In molti ora auspicano che a Trieste, oltre al ricordo ripetuto ad Antonio Bergamas, ci possa essere un monumento ai caduti della Grande Guerra che militarono nelle fila dell'Esercito Austroungarico al pari di quanto fatto a Gradisca.  

Colonna ai Caduti gradiscani per l'Austria-Ungheria

Colonna ai Caduti gradiscani per l'Austria-Ungheria

Ara dei Caduti della Grande Guerra a Gradisca. Include solo coloro che disertarono in favore del Regio Esercito del Regno d'Italia anziché essere arruolati nell'Esercito Imperiale Austroungarico come avrebbero dovuto fare da un punto di vista legale essendo Gradisca sotto l'Austria nel 1914 quando l'Austria entrò in guerra contro la Serbia. Tra i nomi c'è Antonio Bergamas che era, appunto, nato a Gradisca.  

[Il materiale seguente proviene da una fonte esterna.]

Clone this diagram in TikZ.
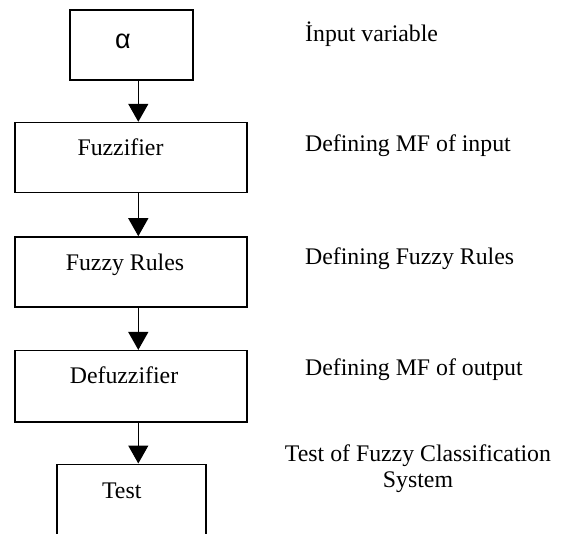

L'Ara di Gradisca che ricorda 5 caduti per l'Italia nella Grande Guerra

Medaglia celebrativa dell’Imperial Regio Reggimento di Fanteria Nr. 97 formato da soldati di diversa nazionalità, provenienti dalle Province meridionali dell’Impero, in particolare  dal Friuli Austriaco, da Trieste e dall’Istria, ossia dal Küstenland (Litorale).

La lapide nel parco della Rimembranza a Trieste ricorda i caduti della Grande Guerra che anziché combattere
inquadrati nell'Esercito Austroiungarico decisero di disertare in favore del Regno d'Italia. Sono qualche centinaio rispetto alle migliaia di triestini che caddero con la divisa imperiale.